(Written task) Check every line of the material below for the string "React", and return the ones that have it.

(Data block)
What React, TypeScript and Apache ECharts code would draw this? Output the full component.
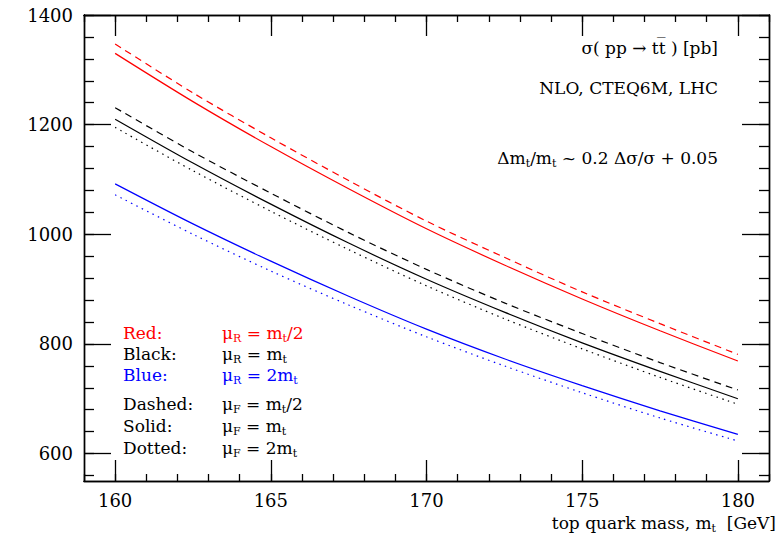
import React, { useEffect, useRef } from 'react';
import * as echarts from 'echarts';

// top quark mass (GeV)
const mass = [160, 162.5, 165, 167.5, 170, 172.5, 175, 177.5, 180];
// cross sections (pb)
const redDashed = [1347, 1258, 1176, 1098, 1024, 958, 895, 837, 781];
const redSolid = [1330, 1242, 1160, 1083, 1010, 944, 882, 824, 769];
const blackDashed = [1231, 1150, 1075, 1003, 936, 875, 819, 766, 716];
const blackSolid = [1210, 1130, 1055, 984, 918, 858, 802, 750, 700];
const blackDotted = [1195, 1116, 1042, 972, 906, 846, 791, 739, 690];
const blueSolid = [1092, 1019, 951, 887, 827, 773, 724, 678, 635];
const blueDotted = [1072, 1000, 933, 871, 813, 760, 711, 665, 623];

const xMajor = [160, 165, 170, 175, 180];
const xMinor = [159, 160, 161, 162, 163, 164, 165, 166, 167, 168, 169, 170, 171, 172, 173, 174, 175, 176, 177, 178, 179, 180, 181];
const yMajor = [600, 800, 1000, 1200, 1400];
const yMinor = [560, 600, 640, 680, 720, 760, 800, 840, 880, 920, 960, 1000, 1040, 1080, 1120, 1160, 1200, 1240, 1280, 1320, 1360, 1400];

const FONT = "'DejaVu Serif', serif";
const RED = '#ff0000';
const BLUE = '#0000ff';
const BLACK = '#000000';

export default function App() {
  const ref = useRef<HTMLDivElement>(null);
  useEffect(() => {
    const chart = echarts.init(ref.current!, null, { renderer: 'svg' });

    const axisLine = { show: true, onZero: false, lineStyle: { color: BLACK, width: 1.4 } };
    const plain = (v: number) => String(v);
    const makeX = (position: string, values: number[], len: number, label: boolean) => ({
      type: 'value', min: 159, max: 181, position,
      axisLine,
      axisTick: { show: true, inside: true, length: len, customValues: values, lineStyle: { color: BLACK, width: 1.3 } },
      axisLabel: { show: label, customValues: values, formatter: plain, color: BLACK, fontFamily: FONT, fontSize: 18, margin: 10 },
      splitLine: { show: false },
    });
    const makeY = (position: string, values: number[], len: number, label: boolean) => ({
      type: 'value', min: 550, max: 1400, position,
      axisLine,
      axisTick: { show: true, inside: true, length: len, customValues: values, lineStyle: { color: BLACK, width: 1.3 } },
      axisLabel: { show: label, customValues: values, formatter: plain, color: BLACK, fontFamily: FONT, fontSize: 18, margin: 11 },
      splitLine: { show: false },
    });

    const mk = (vals: number[], color: string, type: any) => ({
      type: 'line',
      xAxisIndex: 0,
      yAxisIndex: 0,
      data: mass.map((m, i) => [m, vals[i]]),
      showSymbol: false,
      smooth: 0.3,
      lineStyle: { color, width: 1.2, type },
      silent: true,
    });
    const DASH = [7, 5];
    const DOT = [1.5, 4.5];

    const sub = { fontSize: 11, fontFamily: FONT, padding: [10, 0, 0, 0] };
    const txt = (x: number, y: number, text: string, color: string, align: string) => ({
      type: 'text', x, y,
      style: {
        text, fill: color, fontFamily: FONT, fontSize: 17, align, verticalAlign: 'middle',
        rich: { s: { ...sub, fill: color } },
      },
    });

    chart.setOption({
      animation: false,
      backgroundColor: '#ffffff',
      grid: { left: 84, right: 10, top: 15, bottom: 59, containLabel: false },
      xAxis: [
        makeX('bottom', xMajor, 21, true),
        makeX('bottom', xMinor, 7, false),
        makeX('top', xMajor, 21, false),
        makeX('top', xMinor, 7, false),
      ],
      yAxis: [
        makeY('left', yMajor, 27, true),
        makeY('left', yMinor, 10, false),
        makeY('right', yMajor, 27, false),
        makeY('right', yMinor, 10, false),
      ],
      series: [
        mk(redDashed, RED, DASH),
        mk(redSolid, RED, 'solid'),
        mk(blackDashed, BLACK, DASH),
        mk(blackSolid, BLACK, 'solid'),
        mk(blackDotted, BLACK, DOT),
        mk(blueSolid, BLUE, 'solid'),
        mk(blueDotted, BLUE, DOT),
      ],
      graphic: [
        txt(718, 48, 'σ( pp → tt\u0305 ) [pb]', BLACK, 'right'),
        txt(718, 88, 'NLO, CTEQ6M, LHC', BLACK, 'right'),
        txt(718, 158, 'Δm{s|t}/m{s|t} ~ 0.2 Δσ/σ + 0.05', BLACK, 'right'),
        txt(123, 333, 'Red:', RED, 'left'),
        txt(222, 333, 'μ{s|R} = m{s|t}/2', RED, 'left'),
        txt(123, 354, 'Black:', BLACK, 'left'),
        txt(222, 354, 'μ{s|R} = m{s|t}', BLACK, 'left'),
        txt(123, 375, 'Blue:', BLUE, 'left'),
        txt(222, 375, 'μ{s|R} = 2m{s|t}', BLUE, 'left'),
        txt(123, 404, 'Dashed:', BLACK, 'left'),
        txt(222, 404, 'μ{s|F} = m{s|t}/2', BLACK, 'left'),
        txt(123, 426, 'Solid:', BLACK, 'left'),
        txt(222, 426, 'μ{s|F} = m{s|t}', BLACK, 'left'),
        txt(123, 448, 'Dotted:', BLACK, 'left'),
        txt(222, 448, 'μ{s|F} = 2m{s|t}', BLACK, 'left'),
        txt(776, 523, 'top quark mass, m{s|t}  [GeV]', BLACK, 'right'),
      ],
    });
    return () => chart.dispose();
  }, []);
  return (
    <div
      ref={ref}
      style={{ position: 'absolute', left: 0, top: 0, width: 779, height: 540, background: '#ffffff' }}
    />
  );
}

(Task answer)
What React, TypeScript and Apache ECharts code would draw this? Output the full component.
import React, { useEffect, useRef } from 'react';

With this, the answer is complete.